The risk management plan plays a significant role in the development of the project mechanics. Below are nine project modules that the risk management plan must have influence upon:

  1. Stakeholder register – this is a list of stakeholders along with their roles, expectations, and project priorities. Refer to the chart below which contains a sample stakeholder register:
  2. A communication or governance plan. This plan outlines how the project team and stakeholders will communicate about important matters such as changes to the project scope, weekly meetings, schedule reviews, and budget reviews. The project manager is responsible for writing and maintaining this plan.
    The governance plan identifies the individuals who are responsible for approving changes in scope, timeline, or budget. It also outlines the specific approval processes for these changes.
  3. Work Breakdown Structure (WBS) – This is a highly detailed chart of every task required to complete the project. The WBS also becomes the basis for the risk register, calculation of reserves, and project budget. A sample WBS is shown below:
  4. Risk Register – Based on the WBS, the project team creates a risk register and analyzes it using qualitative, quantitative, and SME analysis. The sample WBS is shown below:
  5. Reserves – There are two types of reserves. The first is the Contingency Reserve which addresses known unknowns. Refer to the sample contingency reserve chart below:

The project team calculates the contingency reserve by multiplying the impact of the risk by its probability of occurrence. This results in a dollar value that represents the potential cost of the risk.
The second type of reserve is the Management reserve. The management reserve addresses unknown unknowns and is typically between 5% and 10% of the project cost estimate.

  1. Project Cost estimate – To estimate the project cost, labor hours and their associated costs are calculated using the work breakdown structure (WBS). Project expenses are also included in this calculation.
  2. Project Budget – Project budget is the sum of the Project Cost Estimate, Contingency Reserve and Management Reserve.
  3. Project Implementation – Project implementation is the initiation of the project plan. The project team follows the work breakdown structure (WBS) to complete the project tasks. They monitor progress and ensure that the project is on track using the Governance or Communication plan.
  4. Project Closeout – In the final step of the project plan, the project team verifies that all deliverables are complete and finalizes the project budget. When all parties are satisfied with the project deliverables and spending, the project is closed.

Fixed Price Projects

A word about fixed price projects as they involve a higher level of risk.

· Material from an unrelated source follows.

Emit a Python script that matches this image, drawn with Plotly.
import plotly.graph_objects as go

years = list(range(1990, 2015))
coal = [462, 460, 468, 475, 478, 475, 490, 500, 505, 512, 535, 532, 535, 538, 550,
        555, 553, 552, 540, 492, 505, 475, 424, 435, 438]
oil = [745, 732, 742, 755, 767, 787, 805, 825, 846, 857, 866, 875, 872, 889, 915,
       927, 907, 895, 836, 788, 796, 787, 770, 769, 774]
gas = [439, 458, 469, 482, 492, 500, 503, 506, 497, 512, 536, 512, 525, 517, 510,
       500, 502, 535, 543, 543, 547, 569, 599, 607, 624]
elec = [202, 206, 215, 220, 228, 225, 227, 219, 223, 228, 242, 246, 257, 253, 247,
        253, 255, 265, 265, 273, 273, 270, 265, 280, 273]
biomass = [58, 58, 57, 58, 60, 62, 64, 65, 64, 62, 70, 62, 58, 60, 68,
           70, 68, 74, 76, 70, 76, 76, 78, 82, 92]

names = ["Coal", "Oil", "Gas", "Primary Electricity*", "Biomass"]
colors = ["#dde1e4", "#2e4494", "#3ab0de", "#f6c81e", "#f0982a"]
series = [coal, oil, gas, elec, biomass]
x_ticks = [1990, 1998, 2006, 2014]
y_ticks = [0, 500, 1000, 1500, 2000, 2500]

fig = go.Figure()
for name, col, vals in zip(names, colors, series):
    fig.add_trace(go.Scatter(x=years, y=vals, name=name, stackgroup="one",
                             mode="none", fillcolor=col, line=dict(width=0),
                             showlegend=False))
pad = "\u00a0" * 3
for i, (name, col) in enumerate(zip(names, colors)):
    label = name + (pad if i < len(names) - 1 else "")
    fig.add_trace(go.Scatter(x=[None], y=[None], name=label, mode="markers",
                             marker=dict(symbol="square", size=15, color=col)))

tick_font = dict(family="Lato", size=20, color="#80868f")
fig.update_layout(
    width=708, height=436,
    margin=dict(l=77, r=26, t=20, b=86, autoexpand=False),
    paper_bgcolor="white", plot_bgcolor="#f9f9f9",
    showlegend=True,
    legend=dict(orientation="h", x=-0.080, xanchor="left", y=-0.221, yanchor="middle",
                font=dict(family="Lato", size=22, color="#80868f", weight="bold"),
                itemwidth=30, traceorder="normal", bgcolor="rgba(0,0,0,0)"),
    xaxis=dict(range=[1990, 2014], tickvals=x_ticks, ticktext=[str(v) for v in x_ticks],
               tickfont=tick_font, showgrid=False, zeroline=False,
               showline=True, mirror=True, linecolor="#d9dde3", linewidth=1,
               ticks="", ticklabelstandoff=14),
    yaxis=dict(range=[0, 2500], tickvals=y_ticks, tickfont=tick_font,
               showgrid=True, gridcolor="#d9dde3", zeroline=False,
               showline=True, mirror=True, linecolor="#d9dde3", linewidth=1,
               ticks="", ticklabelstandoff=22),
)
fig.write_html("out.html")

A fixed price project is one in which the client is purchasing a set of services at a set price:

  • If the effort to complete the scope of work exceeds the approved budget the client does not pay more than the budgeted amount.

The client will not pay for performing work outside the original scope.

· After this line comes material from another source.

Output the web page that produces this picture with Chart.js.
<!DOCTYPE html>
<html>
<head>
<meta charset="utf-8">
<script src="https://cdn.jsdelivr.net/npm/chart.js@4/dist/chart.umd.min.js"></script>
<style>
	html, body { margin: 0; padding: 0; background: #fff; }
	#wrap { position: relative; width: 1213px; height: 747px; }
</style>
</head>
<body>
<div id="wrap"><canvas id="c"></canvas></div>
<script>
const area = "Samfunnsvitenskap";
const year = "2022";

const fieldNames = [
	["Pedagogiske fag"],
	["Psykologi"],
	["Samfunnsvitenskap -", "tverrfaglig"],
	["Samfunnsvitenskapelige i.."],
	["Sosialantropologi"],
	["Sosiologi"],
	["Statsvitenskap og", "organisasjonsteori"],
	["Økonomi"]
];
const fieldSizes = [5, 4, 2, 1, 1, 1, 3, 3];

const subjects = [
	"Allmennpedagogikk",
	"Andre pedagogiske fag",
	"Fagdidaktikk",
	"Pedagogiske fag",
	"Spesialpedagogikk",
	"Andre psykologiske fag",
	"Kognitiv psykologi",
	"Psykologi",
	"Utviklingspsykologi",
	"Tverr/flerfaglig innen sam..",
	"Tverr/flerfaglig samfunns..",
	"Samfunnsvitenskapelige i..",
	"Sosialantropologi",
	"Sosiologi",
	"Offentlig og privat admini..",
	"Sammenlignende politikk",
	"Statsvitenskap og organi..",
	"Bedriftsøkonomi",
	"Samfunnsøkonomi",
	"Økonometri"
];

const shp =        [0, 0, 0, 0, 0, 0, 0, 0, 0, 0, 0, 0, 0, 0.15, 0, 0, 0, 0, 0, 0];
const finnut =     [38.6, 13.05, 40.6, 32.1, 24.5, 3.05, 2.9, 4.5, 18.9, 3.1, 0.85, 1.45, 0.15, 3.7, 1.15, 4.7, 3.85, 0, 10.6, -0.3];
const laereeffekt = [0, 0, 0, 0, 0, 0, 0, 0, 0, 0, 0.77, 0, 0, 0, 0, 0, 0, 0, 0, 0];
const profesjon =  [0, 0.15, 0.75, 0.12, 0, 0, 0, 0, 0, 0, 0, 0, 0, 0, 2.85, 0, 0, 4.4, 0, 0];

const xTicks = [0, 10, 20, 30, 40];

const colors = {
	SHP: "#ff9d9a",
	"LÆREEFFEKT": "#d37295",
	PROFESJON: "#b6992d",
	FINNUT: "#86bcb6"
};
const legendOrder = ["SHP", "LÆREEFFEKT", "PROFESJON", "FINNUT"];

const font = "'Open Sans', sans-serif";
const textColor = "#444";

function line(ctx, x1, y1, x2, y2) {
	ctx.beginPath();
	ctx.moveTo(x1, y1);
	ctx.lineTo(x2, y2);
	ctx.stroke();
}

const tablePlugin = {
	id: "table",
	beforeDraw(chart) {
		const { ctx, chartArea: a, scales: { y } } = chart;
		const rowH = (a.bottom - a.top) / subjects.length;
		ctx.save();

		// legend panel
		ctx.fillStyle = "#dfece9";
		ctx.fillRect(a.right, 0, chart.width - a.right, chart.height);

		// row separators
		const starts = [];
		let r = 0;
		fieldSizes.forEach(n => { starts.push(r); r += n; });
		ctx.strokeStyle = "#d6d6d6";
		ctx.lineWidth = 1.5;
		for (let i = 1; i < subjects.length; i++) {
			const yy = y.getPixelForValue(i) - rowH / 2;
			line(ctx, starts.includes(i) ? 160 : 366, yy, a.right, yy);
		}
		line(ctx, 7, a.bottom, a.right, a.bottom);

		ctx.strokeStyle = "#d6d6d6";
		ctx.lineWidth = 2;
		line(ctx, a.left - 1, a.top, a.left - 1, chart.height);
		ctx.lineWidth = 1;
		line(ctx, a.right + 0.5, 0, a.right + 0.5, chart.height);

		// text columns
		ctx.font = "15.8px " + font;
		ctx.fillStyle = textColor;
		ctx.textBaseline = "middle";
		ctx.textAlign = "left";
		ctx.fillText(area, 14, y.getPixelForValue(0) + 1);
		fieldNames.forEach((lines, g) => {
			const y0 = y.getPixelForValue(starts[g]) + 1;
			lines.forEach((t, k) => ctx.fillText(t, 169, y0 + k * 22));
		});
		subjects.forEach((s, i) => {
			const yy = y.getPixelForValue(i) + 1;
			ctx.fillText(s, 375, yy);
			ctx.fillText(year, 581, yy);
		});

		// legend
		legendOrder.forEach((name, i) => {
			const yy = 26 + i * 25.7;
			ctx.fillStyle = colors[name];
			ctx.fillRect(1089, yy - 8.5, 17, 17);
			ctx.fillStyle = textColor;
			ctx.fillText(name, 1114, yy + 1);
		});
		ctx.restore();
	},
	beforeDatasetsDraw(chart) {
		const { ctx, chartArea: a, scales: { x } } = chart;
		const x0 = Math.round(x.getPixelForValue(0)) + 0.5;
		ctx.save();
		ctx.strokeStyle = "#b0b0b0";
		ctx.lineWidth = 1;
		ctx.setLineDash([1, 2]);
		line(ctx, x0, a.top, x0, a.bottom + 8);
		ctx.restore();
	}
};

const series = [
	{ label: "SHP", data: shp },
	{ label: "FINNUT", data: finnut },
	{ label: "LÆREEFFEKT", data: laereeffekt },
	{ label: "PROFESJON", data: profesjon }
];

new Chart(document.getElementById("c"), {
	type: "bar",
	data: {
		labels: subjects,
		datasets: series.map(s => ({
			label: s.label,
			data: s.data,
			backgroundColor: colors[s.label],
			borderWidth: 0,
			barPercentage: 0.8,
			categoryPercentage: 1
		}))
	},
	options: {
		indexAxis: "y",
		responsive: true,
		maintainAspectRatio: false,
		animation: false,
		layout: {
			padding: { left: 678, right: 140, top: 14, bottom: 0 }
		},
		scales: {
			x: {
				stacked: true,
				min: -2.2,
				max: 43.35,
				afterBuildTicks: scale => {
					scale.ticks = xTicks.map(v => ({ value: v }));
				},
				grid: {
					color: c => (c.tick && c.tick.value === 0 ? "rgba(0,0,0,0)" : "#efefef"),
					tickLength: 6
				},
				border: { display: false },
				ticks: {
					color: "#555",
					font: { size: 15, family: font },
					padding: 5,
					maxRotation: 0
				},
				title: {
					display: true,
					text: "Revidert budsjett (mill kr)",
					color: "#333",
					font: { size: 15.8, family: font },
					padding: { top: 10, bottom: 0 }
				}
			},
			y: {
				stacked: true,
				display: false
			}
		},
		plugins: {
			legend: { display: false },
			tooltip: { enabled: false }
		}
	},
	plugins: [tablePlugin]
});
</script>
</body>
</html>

  • The project team will not refund the client any remaining funds if the project scope is completed under the budgeted amount

The supplier assumes most of the project risk from the client. Because of the transfer of risk, all the previous steps in project mechanics become extremely important:

  • Project requirements and deliverables must be ironclad.
  • Accuracy of labor and expense estimates is crucial.
  • A strong and comprehensive risk plan is critical.
  • Identification and communication of out-of-scope activities during the implementation of the project is paramount.


At first, the management of risk for a product development project can be daunting. Carefully following the simplified risk management approach outlined above will effectively manage and integrate risk into the project management process.